私と先生の関係
バブみ道日丿宮組
お題:私の食事 制限時間:15分
私と先生の関係
どうしてそんなにみんなは美味しそうにご飯を食べるのだろうか?
いっぱい食べるから成長して大きくなれるのだろうか?
「お前いらないのか? ならもらうぞ?」
「うん、いいよ。ありがとう」
給食のいつものやりとり。少しだけ友人たちは寂しそうな顔をする。
私のお皿にあるものはほとんど減ってない。
なくなるのはお味噌汁と牛乳ぐらい。
たまにパンが食べれるくらい。
「デザート今度きたらあげるね!」
友人たちは笑顔で言ってくれる。
私が唯一食べれるのが流動的なものだから、それを知ってるからみんな食べたいものを我慢してくれる。
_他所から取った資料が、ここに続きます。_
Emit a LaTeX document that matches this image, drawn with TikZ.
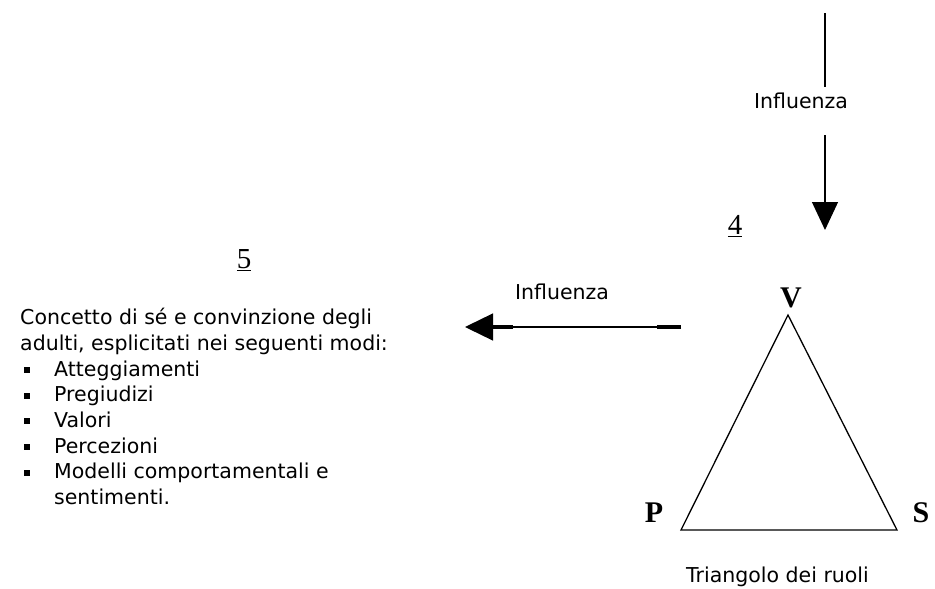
\documentclass[tikz,border=0pt]{standalone}
\usepackage{fontspec}
\setmainfont{DejaVu Sans}
\newfontfamily\timesfont{Liberation Serif}
\usetikzlibrary{arrows.meta}

\newcommand{\sqbullet}{\makebox[34pt][l]{\hspace{4pt}\raisebox{3pt}{\rule{6pt}{6pt}}}}

\begin{document}
\begin{tikzpicture}[x=1pt,y=-1pt,
  txt/.style={font=\fontsize{20.5}{25.7}\selectfont, inner sep=0pt},
  corner/.style={font=\timesfont\bfseries\fontsize{30}{30}\selectfont, inner sep=0pt},
  num/.style={font=\timesfont\fontsize{29}{29}\selectfont, inner sep=0pt},
  influ/.style={line width=1.3pt, -{Triangle[length=28pt,width=26pt]}}]
\useasboundingbox (0,0) rectangle (935,589);

% influenza dall'alto
\coordinate (top) at (825,13);
\coordinate (topend) at (825,87);
\node[txt] (inflV) at (801,101) {Influenza};
\coordinate (arrstart) at (825,135);
\coordinate (arrtip) at (825,230);
\draw[line width=1.3pt] (top) -- (topend);
\draw[influ] (arrstart) -- (arrtip);

\node[num] (four) at (735,226) {\underline{4}};
\node[num] (five) at (244,260) {\underline{5}};

% triangolo dei ruoli
\coordinate (tv) at (788,315);
\coordinate (tp) at (681,530);
\coordinate (ts) at (897,530);
\draw[line width=1.3pt] (tv) -- (tp) -- (ts) -- cycle;
\node[corner] (V) at (791,298) {V};
\node[corner] (P) at (654,513) {P};
\node[corner] (S) at (921,513) {S};
\node[txt] (triang) at (777.5,577) {Triangolo dei ruoli};

% influenza verso sinistra
\node[txt] (inflH) at (562,292) {Influenza};
\coordinate (hstart) at (681,327);
\coordinate (hmid) at (657,327);
\coordinate (htip) at (465,327);
\draw[line width=3.5pt] (hstart) -- (hmid);
\draw[line width=3.5pt] (513,327) -- (490,327);
\draw[line width=1.3pt, -{Triangle[length=28pt,width=27pt]}] (hmid) -- (htip);

% punto 5
\node[txt, anchor=north west, align=left] (concetto) at (20,308)
  {Concetto di sé e convinzione degli\\
   adulti, esplicitati nei seguenti modi:\\
   \sqbullet Atteggiamenti\\
   \sqbullet Pregiudizi\\
   \sqbullet Valori\\
   \sqbullet Percezioni\\
   \sqbullet Modelli comportamentali e\\
   \hspace*{34pt}sentimenti.};
\end{tikzpicture}
\end{document}
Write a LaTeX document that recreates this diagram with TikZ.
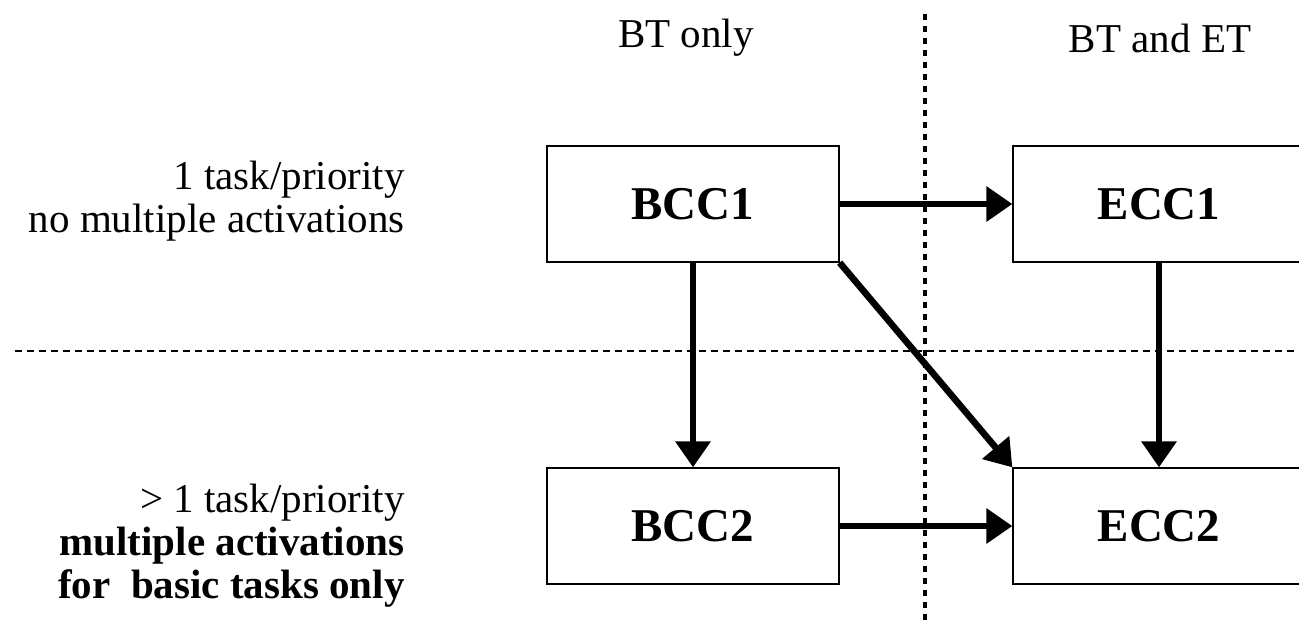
\documentclass[tikz,border=0pt]{standalone}
\usepackage{fontspec}
\setmainfont{Liberation Serif}
\usetikzlibrary{arrows.meta}

\tikzset{
  ccbox/.style={draw, line width=0.65pt, minimum width=146pt, minimum height=58pt,
    inner sep=0pt, font=\fontsize{23.5}{26}\selectfont\bfseries},
  flow/.style={line width=3.3pt, -{Triangle[length=13pt,width=17pt]}},
  lbl/.style={font=\fontsize{20.5}{21.5}\selectfont, inner sep=0pt}
}

\begin{document}
\begin{tikzpicture}[x=0.5pt,y=-0.5pt]
  \useasboundingbox (0,0) rectangle (1299,622);

  % separators
  \coordinate (vtop) at (925,14);
  \coordinate (vbot) at (925,622);
  \coordinate (hleft) at (15,351);
  \coordinate (hright) at (1299,351);
  \draw[line width=2pt, dash pattern=on 3pt off 3pt] (vtop) -- (vbot);
  \draw[line width=1pt, dash pattern=on 3.5pt off 2.5pt] (hleft) -- (hright);

  % column headers
  \node[lbl] (btonly) at (686,38) {BT only};
  \node[lbl] (btet) at (1160,38) {BT and ET};

  % row labels
  \node[lbl, anchor=east, align=right] (rowone) at (405,201)
    {1 task/priority\\no multiple activations};
  \node[lbl, anchor=east, align=right] (rowtwo) at (405,546)
    {> 1 task/priority\\\textbf{multiple activations}\\\textbf{for\ \ basic tasks only}};

  % conformance classes
  \node[ccbox] (bcc1) at (693,204) {BCC1};
  \node[ccbox] (ecc1) at (1159,204) {ECC1};
  \node[ccbox] (bcc2) at (693,526) {BCC2};
  \node[ccbox] (ecc2) at (1159,526) {ECC2};

  % upgrade paths
  \draw[flow] (bcc1.east) -- (ecc1.west);
  \draw[flow] (bcc1.south) -- (bcc2.north);
  \draw[flow] (bcc1.south east) -- (ecc2.north west);
  \draw[flow] (ecc1.south) -- (ecc2.north);
  \draw[flow] (bcc2.east) -- (ecc2.west);
\end{tikzpicture}
\end{document}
もちろん、それを横取りしようとするガキ大将みたいなのがクラスにはいて、
「好き嫌いしてるだけだろ? デザートなんてご褒美はこいつにはふさわしくない。俺みたいにスポーツ万全、なんでもできるやつがもらうべきさ」
そういって彼は私の茶碗を強奪し、ご飯を食べる。
「ありがとう」
私がそういうと彼はなぜか照れた。
「なんだよ、笑うなよ。お前ら! ほんとのことだろ!」
クラスが明るい雰囲気に戻った。
私が少しも食べないので、昼の会話は弾まない。それをガキ大将の彼はいつも場を和ましてくれる。友人は彼が私に気があるからっていうけれど、ちょっと私にはまだ恋がわからない。
だって、自分の食べたいものがわからないのに……人の好き嫌いってものがわかるはずない。
「……ただいま」
家のマンションにかえると、当たり前のように誰もいなかった。引っ越したばかりのように何もない空間でただ私の寝る部屋があるだけの世界。
「……」
机の上には先生の手紙と注射があった。
『19時に投与して、冷蔵庫のカプセル剤を飲むこと』
赤字でとてもきれいな字。
私の小さい頃は病院で暮らしてたから、この先生の字を凄く練習したものだ。今では私のほうが綺麗になってきたかなって思う。
何でも私の病気の対策が見つかりそうだからっていう話で凄く忙しいみたい。
なかなか最近はあってもくれないから、月末の総合検査の時に顔を合わせるくらい。あったときに何を話そうかと、袋に入ってた注射と、冷蔵庫の中身を見ると、
「……うーん」
気が滅入った。
緑の液体が入った注射と、赤い粉薬がつまったカプセル剤。
なんていうか、色のバランスがはげしくて唐辛子とブロッコリーを身体に直接入れるみたいで食べたこともないのに不味そうに感じた。
実際注射は味がしないけど、カプセル剤は人工の味。
先生は甘くできるともいってたけど、食べれるようになったら先生のご飯が食べたいと私は断った。
そんな私を先生は撫でてくれた。
私を捨てた両親に変わって引き取ってくれた先生は、私をモルモットのようには決してしなかった。他の先生がいじくり回そうとしても自分が全て責任を持つとサインまでした。
私と先生は、同じ苗字を持った家族。
でも、本当の家族になる日は、きっと私が先生の温かいご飯が食べられる日なんだと思うの。